Transform for converting video frames as a list of tensors.
"""
def __init__(self):
super().__init__()
def forward(self, frames: torch.Tensor):
fast_pathway = frames
# Perform temporal sampling from the fast pathway.
slow_pathway = torch.index_select(
frames,
1,
torch.linspace(
0, frames.shape[1] - 1, frames.shape[1] // slowfast_alpha
).long(),
)
frame_list = [slow_pathway, fast_pathway]
return frame_list
transform = Compose([
Lambda(lambda x: x / 255.0),
NormalizeVideo(mean=[0.45, 0.45, 0.45], std=[0.225, 0.225, 0.225]),
ShortSideScale(size=256),
CenterCropVideo(224),
PackPathway()
])
class Imtiaz_Custom(Dataset):
def __getitem__(self, idx):
vr = VideoReader(vid_path, ctx=cpu(0))
total_length = len(vr)
indices = np.linspace(0, total_length - 1, 32, dtype=int)
frames = vr.get_batch(indices).permute(3, 0, 1, 2) # (C, T, H, W)
slow, fast = self.transform(frames)
label = ...
return slow.to(device), fast.to(device), label
Now, I tried to reproduce this using DALI as follows:
def input_gen_from_csv(csv_path, video_dir, batch_size, nframes, train):
df = pd.read_csv(csv_path)
if train:
df = df.sample(frac=1).reset_index(drop=True)

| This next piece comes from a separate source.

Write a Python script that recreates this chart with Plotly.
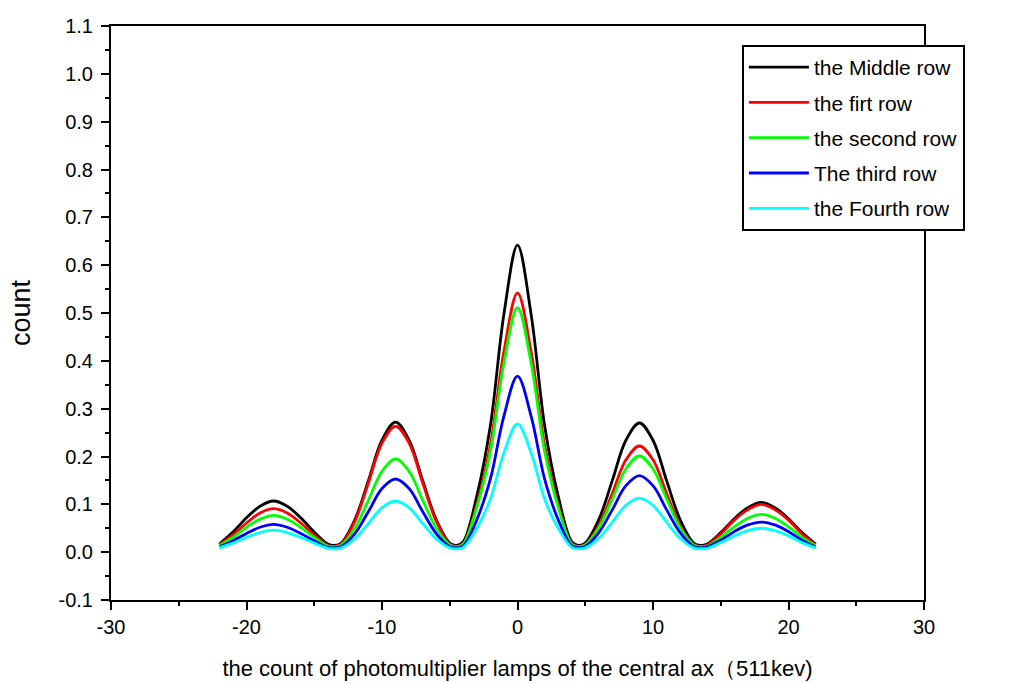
import plotly.graph_objects as go

x_vals = [-22, -21, -20, -19, -18, -17, -16, -15, -14, -13.5,
          -13, -12, -11, -10, -9, -8, -7, -6, -5, -4.5,
          -4, -3, -2, -1, 0, 1, 2, 3, 4, 4.5,
          5, 6, 7, 8, 9, 10, 11, 12, 13, 13.5,
          14, 15, 16, 17, 18, 19, 20, 21, 22]

middle_row = [0.017, 0.042, 0.072, 0.096, 0.107, 0.096, 0.072, 0.042, 0.017, 0.014,
              0.019, 0.068, 0.150, 0.234, 0.272, 0.234, 0.150, 0.068, 0.019, 0.014,
              0.022, 0.118, 0.265, 0.498, 0.642, 0.498, 0.265, 0.118, 0.022, 0.014,
              0.019, 0.068, 0.150, 0.234, 0.270, 0.234, 0.150, 0.068, 0.019, 0.014,
              0.017, 0.041, 0.070, 0.093, 0.104, 0.093, 0.070, 0.041, 0.017]

first_row = [0.015, 0.036, 0.061, 0.082, 0.091, 0.082, 0.061, 0.036, 0.014, 0.012,
             0.017, 0.065, 0.145, 0.228, 0.263, 0.228, 0.145, 0.065, 0.017, 0.012,
             0.018, 0.100, 0.224, 0.420, 0.542, 0.420, 0.224, 0.100, 0.018, 0.012,
             0.016, 0.056, 0.123, 0.193, 0.222, 0.193, 0.123, 0.056, 0.016, 0.012,
             0.015, 0.038, 0.067, 0.089, 0.100, 0.089, 0.067, 0.038, 0.016]

second_row = [0.014, 0.031, 0.052, 0.069, 0.077, 0.069, 0.052, 0.031, 0.013, 0.011,
              0.015, 0.050, 0.109, 0.169, 0.195, 0.169, 0.109, 0.050, 0.015, 0.011,
              0.017, 0.094, 0.211, 0.396, 0.511, 0.396, 0.211, 0.094, 0.017, 0.011,
              0.015, 0.051, 0.112, 0.174, 0.201, 0.174, 0.112, 0.051, 0.015, 0.011,
              0.013, 0.031, 0.053, 0.071, 0.079, 0.071, 0.053, 0.031, 0.014]

third_row = [0.011, 0.024, 0.039, 0.052, 0.058, 0.052, 0.039, 0.024, 0.010, 0.009,
             0.012, 0.039, 0.085, 0.133, 0.153, 0.133, 0.085, 0.039, 0.012, 0.009,
             0.013, 0.068, 0.153, 0.285, 0.368, 0.285, 0.153, 0.068, 0.013, 0.009,
             0.012, 0.041, 0.089, 0.139, 0.160, 0.139, 0.089, 0.041, 0.012, 0.009,
             0.011, 0.025, 0.043, 0.057, 0.063, 0.057, 0.043, 0.025, 0.011]

fourth_row = [0.009, 0.019, 0.031, 0.041, 0.046, 0.041, 0.031, 0.019, 0.008, 0.007,
              0.009, 0.028, 0.060, 0.093, 0.107, 0.093, 0.060, 0.028, 0.009, 0.007,
              0.010, 0.050, 0.111, 0.208, 0.268, 0.208, 0.111, 0.050, 0.010, 0.007,
              0.009, 0.029, 0.063, 0.098, 0.113, 0.098, 0.063, 0.029, 0.009, 0.007,
              0.008, 0.020, 0.034, 0.045, 0.050, 0.045, 0.034, 0.020, 0.009]

series_names = ["the Middle row", "the firt row", "the second row",
                "The third row", "the Fourth row"]
series_values = [middle_row, first_row, second_row, third_row, fourth_row]
series_colors = ["#000000", "#ff0000", "#00ff00", "#0000ff", "#00ffff"]

x_tick_vals = [-30, -20, -10, 0, 10, 20, 30]
x_tick_text = ["-30", "-20", "-10", "0", "10", "20", "30"]
y_tick_vals = [-0.1, 0.0, 0.1, 0.2, 0.3, 0.4, 0.5, 0.6, 0.7, 0.8, 0.9, 1.0, 1.1]
y_tick_text = ["-0.1", "0.0", "0.1", "0.2", "0.3", "0.4", "0.5", "0.6",
               "0.7", "0.8", "0.9", "1.0", "1.1"]

fig = go.Figure()
for name, vals, col in zip(series_names, series_values, series_colors):
    fig.add_trace(go.Scatter(
        x=x_vals, y=vals, mode="lines", name=name, legendgroup=name,
        line=dict(color=col, width=2.8, shape="spline", smoothing=1.0),
    ))

font_family = "Liberation Sans, Arial, sans-serif"

fig.update_layout(
    width=1027, height=683,
    margin=dict(l=111, r=103, t=26, b=83),
    paper_bgcolor="white", plot_bgcolor="white",
    font=dict(family=font_family, color="black", size=20),
    showlegend=True,
    legend=dict(
        x=0.776, y=0.967, xanchor="left", yanchor="top",
        bgcolor="white", bordercolor="black", borderwidth=2,
        font=dict(family=font_family, size=21, color="black"),
        tracegroupgap=5, itemwidth=60,
    ),
    xaxis=dict(
        range=[-30, 30], tickvals=x_tick_vals, ticktext=x_tick_text,
        automargin=False,
        showgrid=False, zeroline=False,
        showline=True, linecolor="black", linewidth=2, mirror=True,
        ticks="outside", ticklen=8, tickwidth=2, tickcolor="black",
        tickfont=dict(size=20),
        minor=dict(dtick=5, tick0=0, ticks="outside", ticklen=4, tickwidth=2,
                   tickcolor="black", showgrid=False),
        title=dict(text="the count of photomultiplier lamps of the central ax（511kev)",
                   font=dict(size=22), standoff=24),
    ),
    yaxis=dict(
        range=[-0.1, 1.1], tickvals=y_tick_vals, ticktext=y_tick_text,
        automargin=False,
        showgrid=False, zeroline=False,
        showline=True, linecolor="black", linewidth=2, mirror=True,
        ticks="outside", ticklen=8, tickwidth=2, tickcolor="black",
        tickfont=dict(size=20), ticklabelstandoff=4,
        minor=dict(dtick=0.05, tick0=0, ticks="outside", ticklen=4, tickwidth=2,
                   tickcolor="black", showgrid=False),
        title=dict(text="count", font=dict(size=27), standoff=20),
    ),
)

fig.write_html("out.html")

entries = list(zip(df['FileName'], df['Class'], df['TotalFrames'], df['ClassEncoded']))
entries = [(os.path.join(video_dir, label, fname), label, total, encoded)
for fname, label, total, encoded in entries]
entries = cycle(entries)
while True:
batch_encoded = []
batch_frame_idxs = []
batch_class_labels = []
for _ in range(batch_size):
path, label, total_frames, class_encoded = next(entries)
encoded = np.fromfile(path, dtype=np.uint8)
if total_frames < nframes:
idxs = np.linspace(0, total_frames - 1, total_frames, dtype=np.int32)
idxs = np.pad(idxs, (0, nframes - total_frames), mode='edge')
else:
idxs = np.linspace(0, total_frames - 1, nframes, dtype=np.int32)
batch_encoded.append(encoded)
batch_frame_idxs.append(idxs)
batch_class_labels.append(np.array([class_encoded], dtype=np.int32))
yield batch_encoded, batch_frame_idxs, batch_class_labels
Pipeline
@pipeline_def
def video_pipeline():
encoded, frame_idxs, labels = fn.external_source(
source=input_gen_from_csv(csv_path, video_dir, batch_size, nframes, train),
batch=True,
num_outputs=3,
device="cpu"
)
decoded = fn.experimental.decoders.video(encoded, frames=frame_idxs, device=device)
resized = fn.resize(decoded, resize_shorter=256)
cropped = fn.crop(resized, crop=(224, 224))
scaled = cropped / 255.0
normalized = fn.normalize(scaled, mean=0.45, stddev=0.225)
normalized_transposed = fn.transpose(normalized, perm=[3, 0, 1, 2]) # (C, T, H, W)
return normalized_transposed, labels
then i am using it as follows
batch_size = 4
nframes = 32
pipetrain = build_dali_video_pipeline(csv_path_train, video_dir, batch_size, nframes,train=True)
pipeval = build_dali_video_pipeline(csv_path_val, video_dir, batch_size, nframes,train=False)
dali_iterator_train = DALIGenericIterator(
[pipetrain],
output_map=["data", "labels"],
size=trainsize,
auto_reset=True
)
dali_iterator_val = DALIGenericIterator(
[pipeval],
output_map=["data","labels"],
size=valsize, # Number of samples in dataset
auto_reset=True
)
While this is the function for PackPathway()
# SlowFast Pathway:
def sample(fast):
indices = torch.linspace(0, 31, steps=8).long()
slow = fast[:, :, indices, :, :] # [B, C, 8, H, W]
return slow
The DALI pipeline runs very fast (which is great), but when I run training with the same model and this DALI pipeline, the results (accuracy/loss) are quite different from when I use my original PyTorch DataLoader.
Am I reproducing the pipeline correctly?
Specifically:
In original PyTorch loader I use:
NormalizeVideo
ShortSideScale(256)
CenterCropVideo(224)
In DALI:
resize_shorter=256
crop=224x224
normalize(mean=0.45, stddev=0.225)
Hi @Ash-one,
I don't see anything obviously different in your code compared to the reference. Have you run both pipelines side by side for one or two videos and compared the results side by side? Are there any differences in the pixel values or image sizes?